Will Wilkinson writes,

Average self-reported life satisfaction rose with GDP per capita over the last several decades in almost all wealthy liberal democracies, but not so much in the U.S. The idea that the unusual composition of U.S. government spending gives Americans unusually poor value for their tax dollars might help explain this.

He is commenting on David Henderson’s essay, GDP fetishism.

Of course, “average self-reported life satisfaction” triggers my baloney sandwich detector. What Wilkinson is doing is putting a psuedo-scientific gloss on his personal opinion that the U.S. government spends money on things he does not like.

Having said that, could it indeed be the case that our government spends its money on much worse things than that of other countries? I find that plausible, but that may be because I know more about how our government spends money than how other governments spend money.
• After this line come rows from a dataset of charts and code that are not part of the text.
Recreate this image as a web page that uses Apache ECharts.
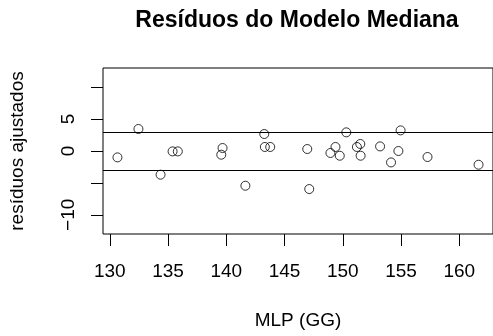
<!DOCTYPE html>
<html>
<head>
<meta charset="utf-8">
<script src="https://cdn.jsdelivr.net/npm/echarts@6/dist/echarts.min.js"></script>
<style>
  html, body { margin: 0; padding: 0; background: #fff; }
  #chart { width: 493px; height: 336px; }
</style>
</head>
<body>
<div id="chart"></div>
<script>
// MLP (GG) values and the adjusted residuals of the median model
const mlp = [130.66, 132.46, 134.36, 135.39, 135.84, 139.57, 139.68, 141.64, 143.26, 143.31,
             143.77, 146.95, 147.12, 148.94, 149.37, 149.74, 150.3, 151.21, 151.5, 151.53,
             153.2, 154.14, 154.77, 154.96, 157.27, 161.65];
const residuos = [-1.0, 3.45, -3.71, -0.06, -0.06, -0.58, 0.47, -5.44, 2.66, 0.63,
                  0.63, 0.31, -5.96, -0.31, 0.63, -0.74, 2.92, 0.63, 1.10, -0.74,
                  0.72, -1.79, 0.0, 3.23, -0.94, -2.15];
// reference limits drawn as horizontal lines
const limites = [3, -3];
// tick positions and the tick labels that are printed
const xTicks = [130, 135, 140, 145, 150, 155, 160];
const yTicks = [-10, -5, 0, 5, 10];
const yTickLabels = [-10, 0, 5];
// axis ranges
const xRange = [129.42, 162.89];
const yRange = [-13, 13];

const FONT = 'Liberation Sans, Arial, Helvetica, sans-serif';
const fmt = v => String(v).replace('-', '\u2212');

const chart = echarts.init(document.getElementById('chart'), null, { renderer: 'canvas' });
chart.setOption({
  animation: false,
  backgroundColor: '#ffffff',
  title: {
    text: 'Resíduos do Modelo Mediana',
    left: 292,
    top: 4,
    textAlign: 'center',
    textStyle: { fontFamily: FONT, fontSize: 23, fontWeight: 'bold', color: '#000' }
  },
  grid: {
    left: 103, top: 68, width: 392, height: 166,
    show: true, borderColor: '#000', borderWidth: 1, backgroundColor: 'transparent'
  },
  xAxis: {
    type: 'value',
    min: xRange[0], max: xRange[1],
    name: 'MLP (GG)',
    nameLocation: 'middle',
    nameGap: 77,
    nameTextStyle: { fontFamily: FONT, fontSize: 19, color: '#000' },
    splitLine: { show: false },
    axisLine: { show: false, onZero: false },
    axisTick: { show: true, length: 12, lineStyle: { color: '#000', width: 1 }, customValues: xTicks },
    axisLabel: { customValues: xTicks, margin: 28, fontFamily: FONT, fontSize: 19, color: '#000', formatter: fmt }
  },
  yAxis: {
    type: 'value',
    min: yRange[0], max: yRange[1],
    name: 'resíduos ajustados',
    nameLocation: 'middle',
    nameGap: 76,
    nameRotate: 90,
    nameTextStyle: { fontFamily: FONT, fontSize: 19, color: '#000' },
    splitLine: { show: false },
    axisLine: { show: false, onZero: false },
    axisTick: { show: true, length: 12, lineStyle: { color: '#000', width: 1 }, customValues: yTicks },
    axisLabel: { customValues: yTickLabels, rotate: 90, margin: 25, fontFamily: FONT, fontSize: 19, color: '#000', formatter: fmt }
  },
  series: [{
    type: 'scatter',
    data: mlp.map((x, i) => [x, residuos[i]]),
    symbol: 'circle',
    symbolSize: 9,
    itemStyle: { color: 'transparent', borderColor: '#000', borderWidth: 1 },
    emphasis: { disabled: true },
    markLine: {
      silent: true,
      symbol: ['none', 'none'],
      label: { show: false },
      lineStyle: { color: '#000', width: 1, type: 'solid' },
      data: limites.map(v => ({ yAxis: v }))
    }
  }]
});
</script>
</body>
</html>
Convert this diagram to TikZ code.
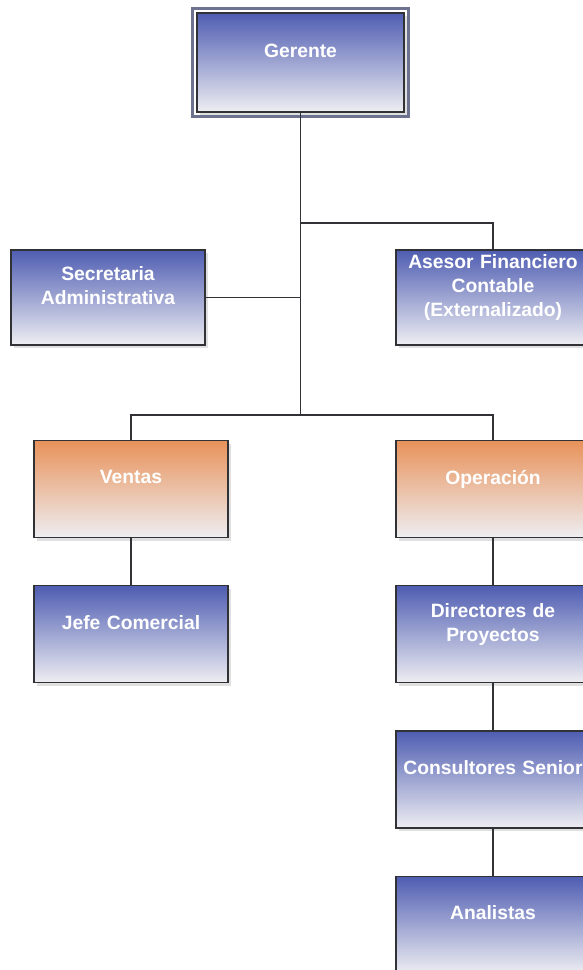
\documentclass[tikz,border=0pt]{standalone}
\usepackage{fontspec}
\setmainfont{Liberation Sans}
\usetikzlibrary{
    positioning,
    shadows,
    calc
}

\definecolor{boxblue}{HTML}{4F5DB2}
\definecolor{boxpale}{HTML}{EEEEF2}
\definecolor{boxorange}{HTML}{E8925A}
\definecolor{boxline}{HTML}{303236}
\definecolor{frameblue}{HTML}{6C7290}

\tikzset{
  orgbox/.style={
    draw=boxline,
    line width=1.3pt,
    minimum width=194pt,
    minimum height=97pt,
    text width=192pt,
    inner sep=1pt,
    align=center,
    font=\fontsize{19.3}{24}\selectfont\bfseries,
    text=white,
    top color=boxblue,
    bottom color=boxpale,
    drop shadow={shadow xshift=3pt, shadow yshift=-3pt, fill=black!12, opacity=1},
    execute at end node={\rule[-24pt]{0pt}{0pt}}
  },
  salesbox/.style={
    orgbox,
    top color=boxorange,
    bottom color=boxpale
  },
  orgline/.style={
    draw=boxline,
    line width=1.4pt
  },
  gerframe/.style={
    draw=frameblue,
    line width=3pt
  }
}

\begin{document}
\begin{tikzpicture}[x=1pt, y=1pt]

  \useasboundingbox (0,0) rectangle (583,-970);
  \clip (0,0) rectangle (583,-970);

  % top {{{
  \node[
    orgbox,
    minimum width=207pt,
    minimum height=99pt,
    text width=205pt
  ] (ger) at (300.5,-62.5)
  {Gerente};
  \draw[gerframe]
    ([shift={(-4pt,-4pt)}]ger.south west) rectangle
    ([shift={(4pt,4pt)}]ger.north east);
  % }}}

  % staff {{{
  \node[
    orgbox,
    minimum height=95pt
  ] (sec) at (108,-297.5)
  {Secretaria\\Administrativa};
  \node[
    orgbox,
    minimum height=95pt
  ] (ase) at (493,-297.5)
  {Asesor Financiero\\Contable\\(Externalizado)};
  % }}}

  % areas {{{
  \node[salesbox] (ven) at (131,-489) {Ventas};
  \node[salesbox] (ope) at (493,-489) {Operación};
  % }}}

  % below the areas {{{
  \node[orgbox, below=47pt of ven] (jef) {Jefe Comercial};
  \node[orgbox, below=47pt of ope] (dir) {Directores de\\Proyectos};
  \node[orgbox, below=47pt of dir] (con) {Consultores Senior};
  \node[orgbox, below=47pt of con] (ana) {Analistas};
  % }}}

  % lines {{{
  \coordinate (fork) at (300.5,-223);
  \coordinate (split) at (300.5,-415);
  \draw[orgline] (ger.south) -- (split);
  \draw[orgline] (fork) -| (ase.north);
  \draw[orgline] (sec.east) -- (sec.east -| ger.south);
  \draw[orgline] (ven.north) |- (split) -| (ope.north);
  \draw[orgline] (ven.south) -- (jef.north);
  \draw[orgline] (ope.south) -- (dir.north);
  \draw[orgline] (dir.south) -- (con.north);
  \draw[orgline] (con.south) -- (ana.north);
  % }}}

\end{tikzpicture}
\end{document}
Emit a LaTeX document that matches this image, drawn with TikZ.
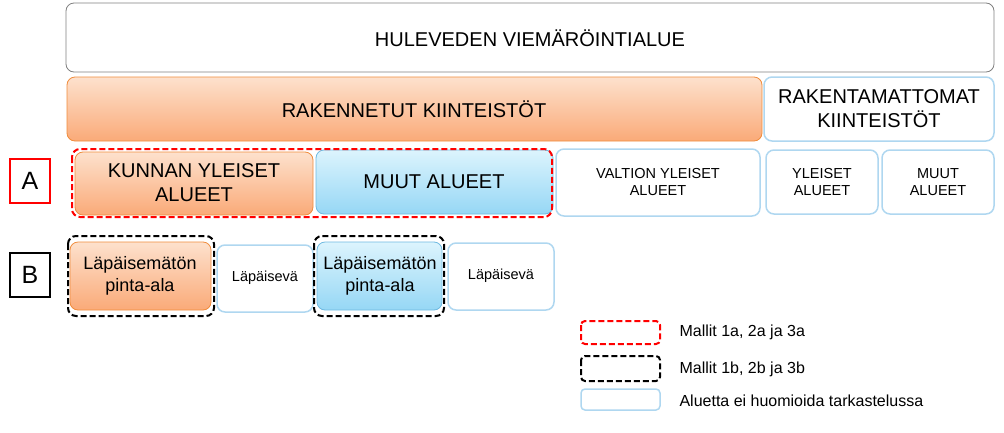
\documentclass[tikz,border=0pt]{standalone}
\usepackage{fontspec}
\setmainfont{Liberation Sans}
\definecolor{lb}{RGB}{175,215,240}
\definecolor{orl}{RGB}{253,225,205}
\definecolor{ord}{RGB}{250,170,120}
\definecolor{orb}{RGB}{240,140,60}
\definecolor{bll}{RGB}{220,244,253}
\definecolor{bld}{RGB}{150,215,245}
\definecolor{blb}{RGB}{110,185,225}
\tikzset{
  bx/.style={rounded corners=8pt},
  wbox/.style={bx,draw=lb,line width=1.5pt,fill=white},
  obox/.style={bx,draw=orb,line width=0.8pt,top color=orl,bottom color=ord},
  bbox/.style={bx,draw=blb,line width=0.8pt,top color=bll,bottom color=bld},
  rdash/.style={draw=red,line width=2pt,dash pattern=on 6pt off 3pt,rounded corners=8pt},
  kdash/.style={draw=black,line width=2pt,dash pattern=on 6pt off 3pt,rounded corners=8pt},
  big/.style={align=center,font=\fontsize{20}{24}\selectfont},
  med/.style={align=center,font=\fontsize{18}{22}\selectfont},
  sm/.style={align=center,font=\fontsize{14.5}{17}\selectfont},
  leg/.style={anchor=west,font=\fontsize{16}{19}\selectfont},
  lab/.style={draw,line width=1.2pt,minimum width=40pt,minimum height=44pt,font=\fontsize{25}{25}\selectfont}
}
\begin{document}
\begin{tikzpicture}[x=1pt,y=-1pt]
\useasboundingbox (0,0) rectangle (1004,432);
\path[bx,draw=gray,line width=0.8pt,fill=white] (66,3) rectangle (994,72);
\node[big] (top) at (530,38) {HULEVEDEN VIEMÄRÖINTIALUE};
\path[obox] (67,77) rectangle (762,141);
\node[big] (rak) at (414,109) {RAKENNETUT KIINTEISTÖT};
\path[wbox] (764,77) rectangle (994,141);
\node[big] (rakm) at (879,109) {RAKENTAMATTOMAT\\KIINTEISTÖT};
\path[obox] (75,152) rectangle (313,215);
\node[big] (kun) at (194,183) {KUNNAN YLEISET\\ALUEET};
\path[bbox] (316,150) rectangle (553,214);
\node[big] (muut) at (434,182) {MUUT ALUEET};
\path[rdash] (72,149) rectangle (552,217);
\path[wbox] (556,149) rectangle (760,216);
\node[sm] (val) at (658,182) {VALTION YLEISET\\ALUEET};
\path[wbox] (766,150) rectangle (878,214);
\node[sm] (yl) at (822,182) {YLEISET\\ALUEET};
\path[wbox] (882,150) rectangle (994,214);
\node[sm] (mu2) at (938,182) {MUUT\\ALUEET};
\node[lab,draw=red] (A) at (30,181) {A};
\node[lab,draw=black] (B) at (30,275) {B};
\path[obox] (70,242) rectangle (211,310);
\node[med] (l1) at (140,276) {Läpäisemätön\\pinta-ala};
\path[kdash] (68,236) rectangle (214,316);
\path[wbox] (217,245) rectangle (313,312);
\node[sm] (p1) at (265,278) {Läpäisevä};
\path[bbox] (317,242) rectangle (442,310);
\node[med] (l2) at (380,276) {Läpäisemätön\\pinta-ala};
\path[kdash] (314,236) rectangle (444,316);
\path[wbox] (448,243) rectangle (554,310);
\node[sm] (p2) at (501,276) {Läpäisevä};
\path[rdash,rounded corners=4pt] (581,321) rectangle (660,344);
\node[leg] (m1) at (676,332) {Mallit 1a, 2a ja 3a};
\path[kdash,rounded corners=4pt] (581,356) rectangle (660,381);
\node[leg] (m2) at (676,369) {Mallit 1b, 2b ja 3b};
\path[wbox,rounded corners=4pt] (581,389) rectangle (660,410);
\node[leg] (m3) at (676,401) {Aluetta ei huomioida tarkastelussa};
\end{tikzpicture}
\end{document}
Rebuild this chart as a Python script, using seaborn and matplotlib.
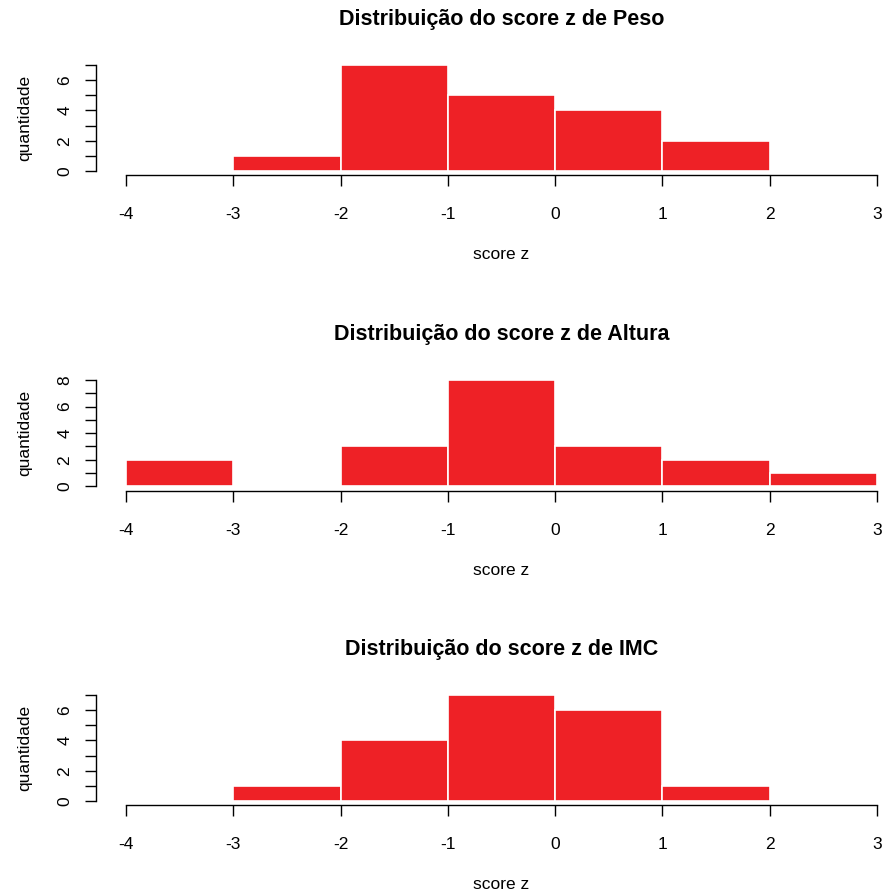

The main reason I find it plausible that our government spends money more stupidly than other countries is that we have such high ratios of spending per legislator and voters per legislator. My thinking is that in Sweden or Denmark if voters see stupid spending they can do something about it. Here, you really can’t. The central government is way too remote, and the likelihood that a Congressperson will be punished by the voters because they do not like a particular program is very low. That probability is made lower by the fact that Congress tends to roll lots of spending into enormous bills, so nobody knows what is in them.

Really, if you wanted public opinion to act as a check on government stupidity, could you come up with a worse system than what ours has evolved into? Yes, I know, I know, I got the memo that says that the problem with our system is that the public is irrationally angry and what the politicians need is more leeway to Get Things Done. I just think that memo is 180 degrees off base.